Today started out with carrying the gray cement blocks from where they were piled behind the school and lining them up along the trenches. While at first we carried them at a brisk walk with our arms wrapped around the crumbly blocks, it was soon blatantly clear there had to be an easier way of doing it. The great part of having 19 people was that it made for one very efficient relay line. With only very few mishaps (the blocks would sometimes break into pieces as they were passed…I know, very sturdy, right? Perfect for a building!), we soon had the whole site surrounded by blocks.
Overnight, the concrete we had poured dried, and we could start building the foundation walls. The workers laid down the first course (or layer, for us non-architects, -construction workers, and –masons) and then began giving us masonry lessons. Before we knew it, we were in the trenches, straddling the growing walls.

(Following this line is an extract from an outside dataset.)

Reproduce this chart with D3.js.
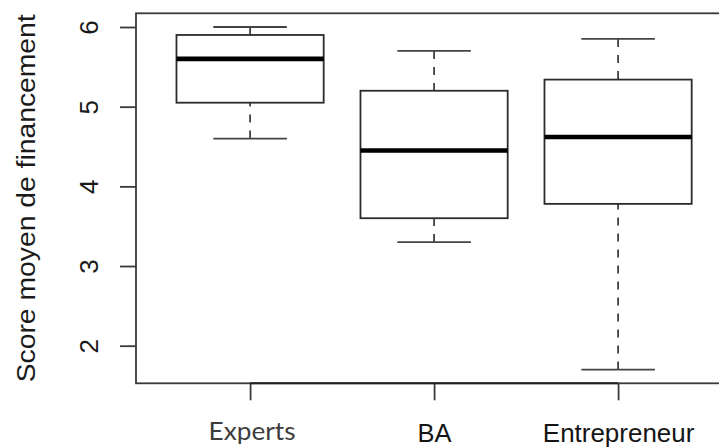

Now, in theory, the construction of a wall seems pretty straightforward. You lay a line of blocks, fill in the gaps with mortar, lay more mortar on top, lay a new row of blocks on top of the first, and start again. Easy, right? Not so much. First, the blocks all have to be aligned correctly. You do this by wrapping a string around the blocks at each end and going down the line to see if the other blocks push up against it or are too far away. Then, to fill in the gaps, you have to use a trove and float. The trove looks like a flattened gardening shovel and the float is a flat piece of wood with a handle. With the trove, you scoop up the mortar, which looks like grey cake frosting and is as heavy as mud, and gently tap it in between the blocks while you hold the float against the blocks to keep it from escaping. I was exceptionally bad at this last. No matter how hard I tried to keep it in the gap, it always came oozing out the sides and plopping down into the mud. After the gaps are filled (not by me, of course), about an inch and a half of mortar is laid across the line and a new course of blocks are put down. Using the string and a level, the blocks are tapped here and there to make sure they all line up.
At some places, the blocks have to be shorter—to fit at a corner, let’s say—so the workers tap along those blocks with the side of the trove like they are cracking an egg. Then, once the line is drawn, they beat at them with the trove, and the blocks perfectly break in two. It is amazing how weak these blocks seem and how totally cool the workers are.
One of the best parts of this job, in addition to the fact that mixing mortar is way easier than mixing concrete, is whenever the workers need more mortar, they yell, “Mooortttaaar!” (think Marlon Brando yelling “Stella!” in a A Streetcar Named Desire without the emotion…you’ve got it.)